Все небольшое, компактное, камерное – видимо, масштабные работы распределяются в основном между Нью-Йорком и Бильбао, – вот уж точно работающее на имидж приватных, «кухонных» радостей.
Отдельно расположен павильон, где, кроме кафе и музейного магазина, проходят временные выставки. Сейчас здесь показывают импрессионистов. Точнее, «Авангард конца века: Синьяк, Боннар, Редон и их современники».
В первом зале – Моне и Сислей, затем Ренуар и далее со всеми остановками: Дега, Моризо, Тулуз-Лотрек, масса Сера и Писсарро, эстампы и графика Боннара и Вюйара, отдельные выгородки с Редоном и Дени.
В особом, предпоследнем, зале собраны картины и рисунки, посвященные Венеции. Здесь не хватало Моне с его гранд-канальными сериями, однако и без этого подборка, возглавляемая Синьяком, вышла блистательной. Закладкой в том Пруста.
Особенно в частях, посвященных не живописи. Афиши, офорты, рисунки и прочая коллекционная услада, прикупленная по случаю и смещающая акценты с привычных, растиражированных работ на сонные маргиналии.
Тут, кстати, можно фотографировать сколько угодно, и массивные рамы картин дают резную, рельефную тень. Дизайн у выставки минимальный – белые стены, сонные служители, которым приятно улыбаться, – из-за чего картины мелькают окошками со слюдяными разводами внутри – где-то чуть понасыщеннее, где-то поводянистее.
Кстати, самые интересные импрессионисты – художники второго-третьего ряда. Если идешь по экспозиции и тебе начинает что-то активно нравиться до того, как ты посмотрел этикетку, то это точно импрессионист-подкидыш.
Странное, хотя все более и более привычное ощущение исчерпанности дискурса. Обреченности его. Узнаваемые манеры, на которые и были положены «все жизни», почти приелись и не вызывают обычного слюноотделения. Нужны новые импрессионисты. Или конгениальная замена их не по форме, а по духу.
Рудольф Стингел в палаццо Грасси (Palazzo Grassi)
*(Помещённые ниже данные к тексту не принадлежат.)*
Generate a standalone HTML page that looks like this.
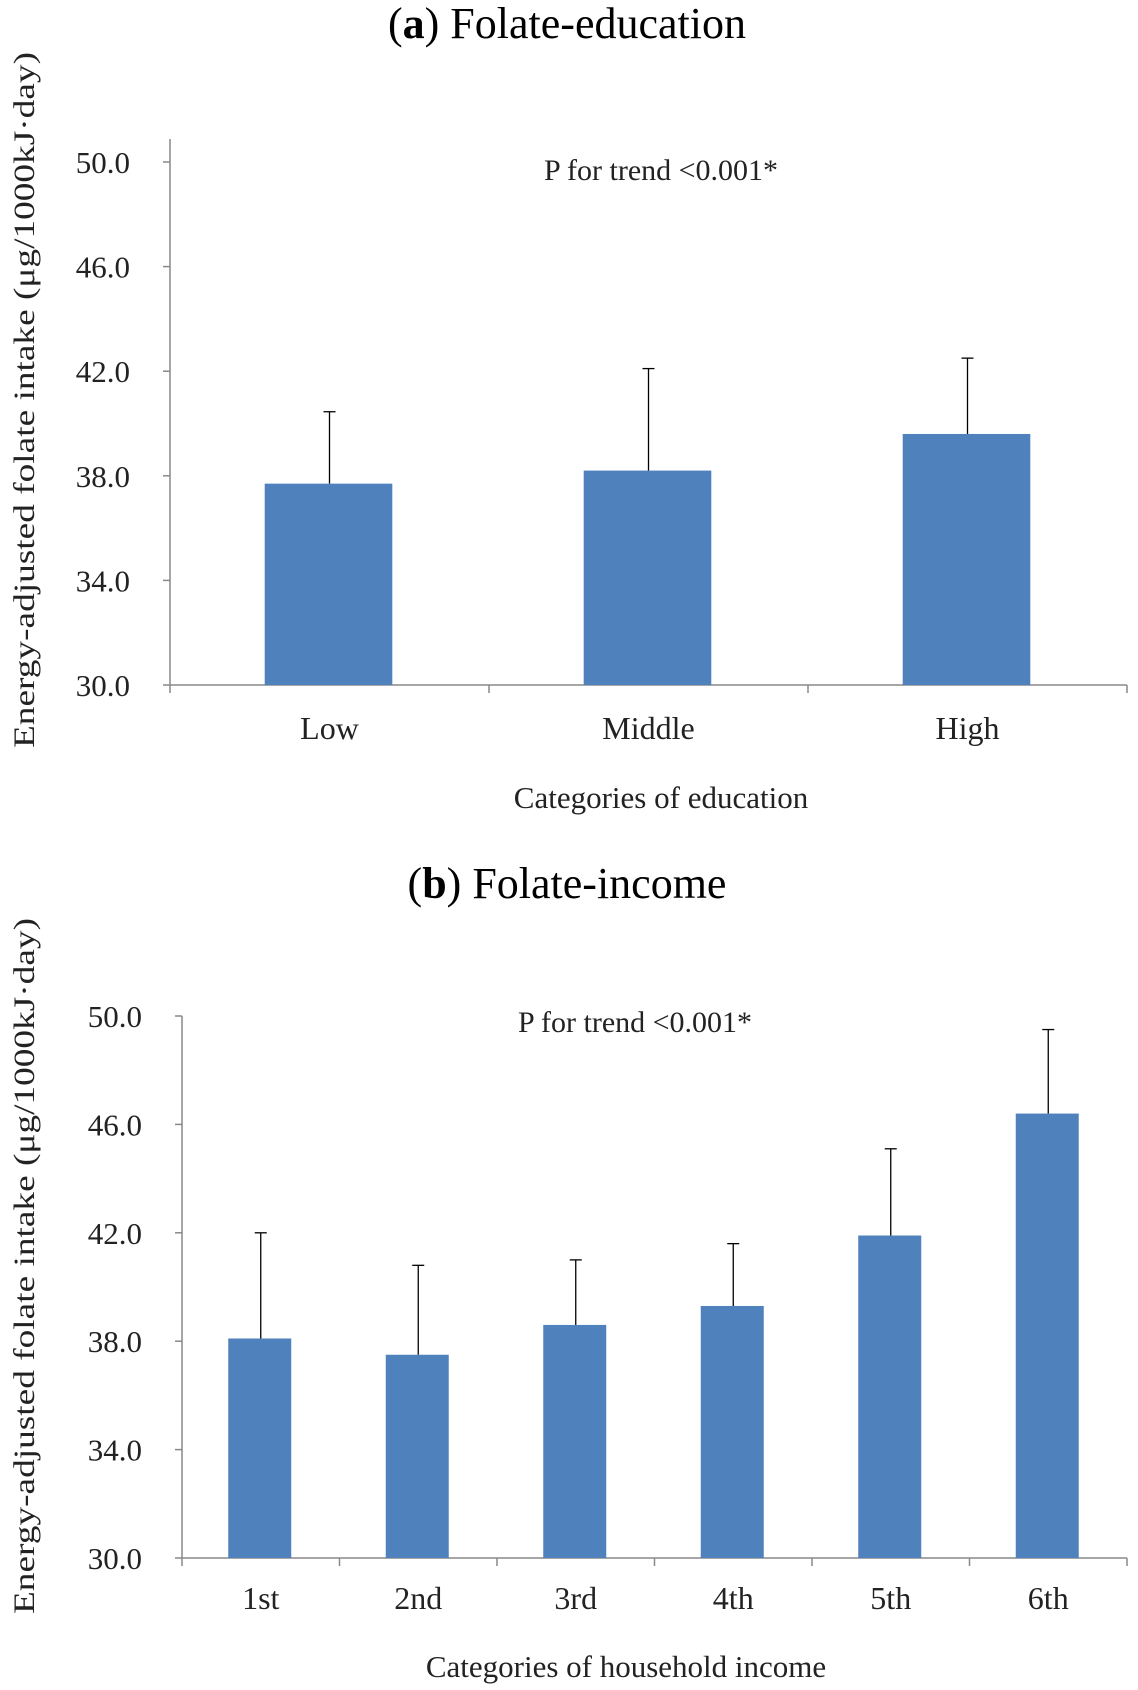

Вторая часть билета коллекции Пино приходится на палаццо Грасси, которое Франсуа Пино в свое время перестроил в музей самого что ни на есть актуального искусства. Теперь он (или оно?) переехал на стрелку Пунта делла Догана по соседству с Салюте, а трехэтажное палаццо с эффектным внутренним двориком и видами на Гранд-канал (напротив стоит Ка’Реццонико) освободилось для временных выставок.
Сейчас в нем проект, приуроченный к Венецианской биеннале, для которой весь дворец от пола до потолка укутали в ковролин. Буквально все стены. Буквально весь по толок.
Красный с желтыми прожилками и растительным орнаментом узор наложили на ковролин примерно так же, как на принтере. Вероятно, именно так печатаются принты. Вышло совершенно пустое помещение, завешанное коврами, какой-то ВИП-караван-сарай или дворец падишаха.
Это, разумеется, художник Рудольф Стингел рефлексирует на темы венецианской идентичности, разговаривая с выделенным ему помещением и не менее монструозным бюджетом.
Кое-где на уровне глаз в ковролин вставлены черно-белые фотографии готических скульптур, из-за чего залы, в которых они находятся, напоминают «тряпочки» Тимура Новикова.
На самом деле это тотальная инсталляция, до полного неузнавания трансформирующая подведомственное ему помещение. Оно, конечно, самоигральное – одни внутренние аркады чего стоят! Или виды из окон. Однако нужно умудриться создать композицию, которая будет и актуальной (теме ковров на нынешней Биеннале также посвящен павильон Азербайджана на площади, выходящей к мосту Академии, то есть практически по соседству), и равномерно размазанной по всему этому необъятному пространству.